As the year draws to a close, many developers, architects, and private clients begin looking ahead. New projects are discussed, budgets are outlined, timelines are sketched. On paper, everything feels optimistic.
Yet in high-end architecture, the most expensive mistakes rarely come from poor execution. They come from the assumptions made at the planning stage — long before construction begins.
After years of working alongside architects and project teams on complex residential and commercial projects, we see the same pattern repeat itself. The intention is always right. The outcome, too often, is quietly compromised.
The reason is not ambition. It is focus.
Most high-end clients spend the early stages concentrating on visible outcomes: layouts, materials, finishes, signature features. What receives far less attention is how these elements will actually coexist — technically, spatially, and operationally — once the project moves beyond drawings.
This gap between intention and coordination is where quality is lost.
One of the most common misconceptions is that specialist elements can be resolved later. Doors will be specified once walls are built. Staircases will be designed once floor levels are confirmed. Steel and glass partitions will be adjusted around services. Joinery will adapt.
In reality, this approach transfers risk forward. By the time these decisions are made, flexibility has already narrowed. Structural openings are fixed. Services are routed. Fire and acoustic strategies are locked. What remains is adjustment — not design.

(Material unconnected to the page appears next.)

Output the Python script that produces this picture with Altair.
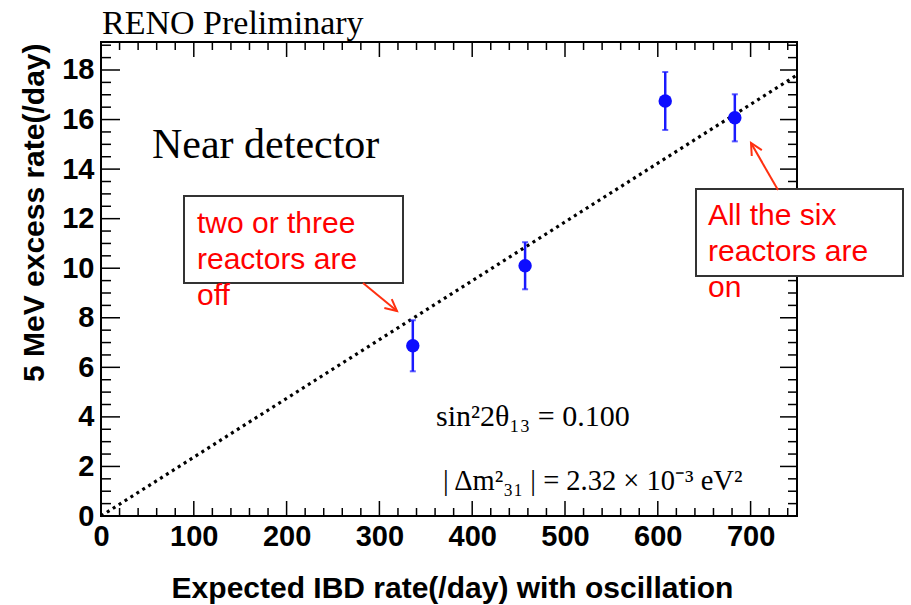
import altair as alt
import pandas as pd

# ---- data ----
expected_ibd = [336, 457, 608, 683]
excess_rate = [6.87, 10.10, 16.75, 16.07]
excess_err = [1.03, 0.95, 1.17, 0.95]
fit_x = [0, 750]
fit_y = [0, 17.8]

x_major = list(range(0, 701, 100))
x_minor = [v for v in range(0, 751, 20) if v % 100 != 0]
y_major = list(range(0, 19, 2))
y_minor = [v / 2 for v in range(0, 39) if v % 4 != 0]

W, H = 696, 474
xs = alt.Scale(domain=[0, 750], nice=False, zero=False)
ys = alt.Scale(domain=[0, 19.13], nice=False, zero=False)

pts = pd.DataFrame({"x": expected_ibd, "y": excess_rate, "e": excess_err})
pts["lo"] = pts["y"] - pts["e"]
pts["hi"] = pts["y"] + pts["e"]
fit = pd.DataFrame({"x": fit_x, "y": fit_y})
one = pd.DataFrame({"a": [0]})

x_axis = alt.Axis(values=x_major, format="d", ticks=False, domain=False, grid=False,
                  labelFont="Liberation Sans", labelFontWeight="bold", labelFontSize=29,
                  labelPadding=6, labelColor="black", labelFlush=False, labelOverlap=False,
                  title="Expected IBD rate(/day) with oscillation", titleFont="Liberation Sans",
                  titleFontWeight="bold", titleFontSize=30, titleColor="black",
                  titleX=351, titleY=81, titleAlign="center", titleBaseline="alphabetic")
y_axis = alt.Axis(values=y_major, format="d", ticks=False, domain=False, grid=False,
                  labelFont="Liberation Sans", labelFontWeight="bold", labelFontSize=29,
                  labelPadding=7, labelColor="black", labelFlush=False, labelOverlap=False,
                  title="5 MeV excess rate(/day)", titleFont="Liberation Sans",
                  titleFontWeight="bold", titleFontSize=30, titleColor="black",
                  titleAngle=270, titleAlign="right", titleX=-58, titleY=1,
                  titleBaseline="alphabetic")


def X(field):
    return alt.X(field, scale=xs, axis=x_axis)


def Y(field):
    return alt.Y(field, scale=ys, axis=y_axis)


fit_line = alt.Chart(fit).mark_line(color="black", strokeDash=[3, 4], strokeWidth=3.2).encode(
    x=X("x:Q"), y=Y("y:Q"))

blue = "#1a1aff"
err = alt.Chart(pts).mark_rule(color=blue, strokeWidth=2.5).encode(
    x=X("x:Q"), y=Y("lo:Q"), y2="hi:Q")
cap_lo = alt.Chart(pts).mark_tick(orient="horizontal", size=6, thickness=2, color=blue).encode(
    x=X("x:Q"), y=Y("lo:Q"))
cap_hi = alt.Chart(pts).mark_tick(orient="horizontal", size=6, thickness=2, color=blue).encode(
    x=X("x:Q"), y=Y("hi:Q"))
dots = alt.Chart(pts).mark_circle(size=180, color="#0d0dff", opacity=1).encode(
    x=X("x:Q"), y=Y("y:Q"))


def xticks(vals, y0, y1):
    return alt.Chart(pd.DataFrame({"x": vals})).mark_rule(color="black", strokeWidth=1.5).encode(
        x=X("x:Q"), y=alt.value(y0), y2=alt.value(y1))


def yticks(vals, x0, x1):
    return alt.Chart(pd.DataFrame({"y": vals})).mark_rule(color="black", strokeWidth=1.5).encode(
        y=Y("y:Q"), x=alt.value(x0), x2=alt.value(x1))


ticks = [
    xticks(x_major, H, H - 15), xticks(x_minor, H, H - 8),
    xticks(x_major, 0, 15), xticks(x_minor, 0, 8),
    yticks(y_major, 0, 19), yticks(y_minor, 0, 10),
    yticks(y_major, W, W - 17), yticks(y_minor, W, W - 9),
]


def label(text, x, y, font, size, color="black", weight="normal", line_height=None):
    kw = dict(text=text, font=font, fontSize=size, color=color, fontWeight=weight,
              align="left", baseline="alphabetic")
    if line_height:
        kw["lineHeight"] = line_height
    return alt.Chart(one).mark_text(**kw).encode(x=alt.value(x), y=alt.value(y))


def box(x0, x1, y0, y1):
    return alt.Chart(one).mark_rect(fill="white", stroke="#333333", strokeWidth=2).encode(
        x=alt.value(x0), x2=alt.value(x1), y=alt.value(y0), y2=alt.value(y1))


red = "#ff0000"
arrow_c = "#ff3010"


def arrow(x0, y0, x1, y1, ang):
    shaft = alt.Chart(one).mark_rule(color=arrow_c, strokeWidth=2).encode(
        x=alt.value(x0), y=alt.value(y0), x2=alt.value(x1), y2=alt.value(y1))
    head = alt.Chart(one).mark_point(shape="M -0.5 1 L 0 0 L 0.5 1", filled=False, size=540,
                                     strokeWidth=2, color=arrow_c, opacity=1, angle=ang).encode(
        x=alt.value(x1), y=alt.value(y1))
    return [shaft, head]


annots = [
    label("RENO Preliminary", 1, -8, "Liberation Serif", 34),
    label("Near detector", 51, 116, "Liberation Serif", 42),
    label("sin²2θ₁₃ = 0.100", 335, 384, "Liberation Serif", 30),
    label("| Δm²₃₁ | = 2.32 × 10⁻³ eV²", 342, 448, "Liberation Serif", 28.5),
    box(83, 302, 154, 241),
    label(["two or three", "reactors are", "off"], 96, 191, "Liberation Sans", 30, red, line_height=36),
    box(595, 802, 147, 234),
    label(["All the six", "reactors are", "on"], 607, 183, "Liberation Sans", 30, red, line_height=36),
]
annots += arrow(262, 241, 296, 269, 129.5)
annots += arrow(677, 148, 650, 101, 330)

chart = alt.layer(fit_line, *ticks, err, cap_lo, cap_hi, dots, *annots).properties(
    width=W, height=H, autosize="none",
    padding={"left": 101, "top": 42, "right": 114, "bottom": 89},
    background="white",
).configure_view(stroke="black", strokeWidth=2)

chart.save("out.html", embed_options={"renderer": "svg", "actions": False})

High-end projects demand a different mindset. Planning is not about defining everything immediately, but about identifying what must be coordinated early to protect design intent later.
This is especially critical in interiors where multiple bespoke systems intersect. Doors align with wall planes. Staircases define circulation and visual flow. Partitions shape light and privacy. Joinery integrates services, storage, and structure. None of these elements exist in isolation.
When they are developed independently, even the best craftsmanship cannot prevent friction. When they are coordinated early, complexity becomes manageable — and quality becomes consistent.
Another overlooked factor at year-end planning is performance. Fire ratings, acoustic separation, access control, durability, and maintenance are often treated as technical details to be resolved during construction. In high-value projects, these considerations should inform design decisions from the outset. Retrofitting performance almost always results in visible compromise.
Professional clients who consistently deliver successful projects tend to approach planning differently. They involve key architectural partners early, not to finalise specifications, but to understand constraints, interfaces, and opportunities. This allows decisions to be made with context — and prevents design intent from being diluted under pressure later.
At Archiprod, our role often begins before a single product is selected. We support project teams during design development, helping coordinate doors, staircases, steel and glass systems, partitions, wall solutions, and bespoke joinery as part of a unified interior architecture. This early involvement creates clarity — not complexity.
As a new project year approaches, the most valuable question is not what will be installed, but how systems will work together once they are.
High-end architecture rewards foresight. Projects that endure are rarely those with the boldest gestures, but those where decisions were made early, calmly, and with full awareness of their consequences.
Looking ahead is not about doing more. It is about planning better.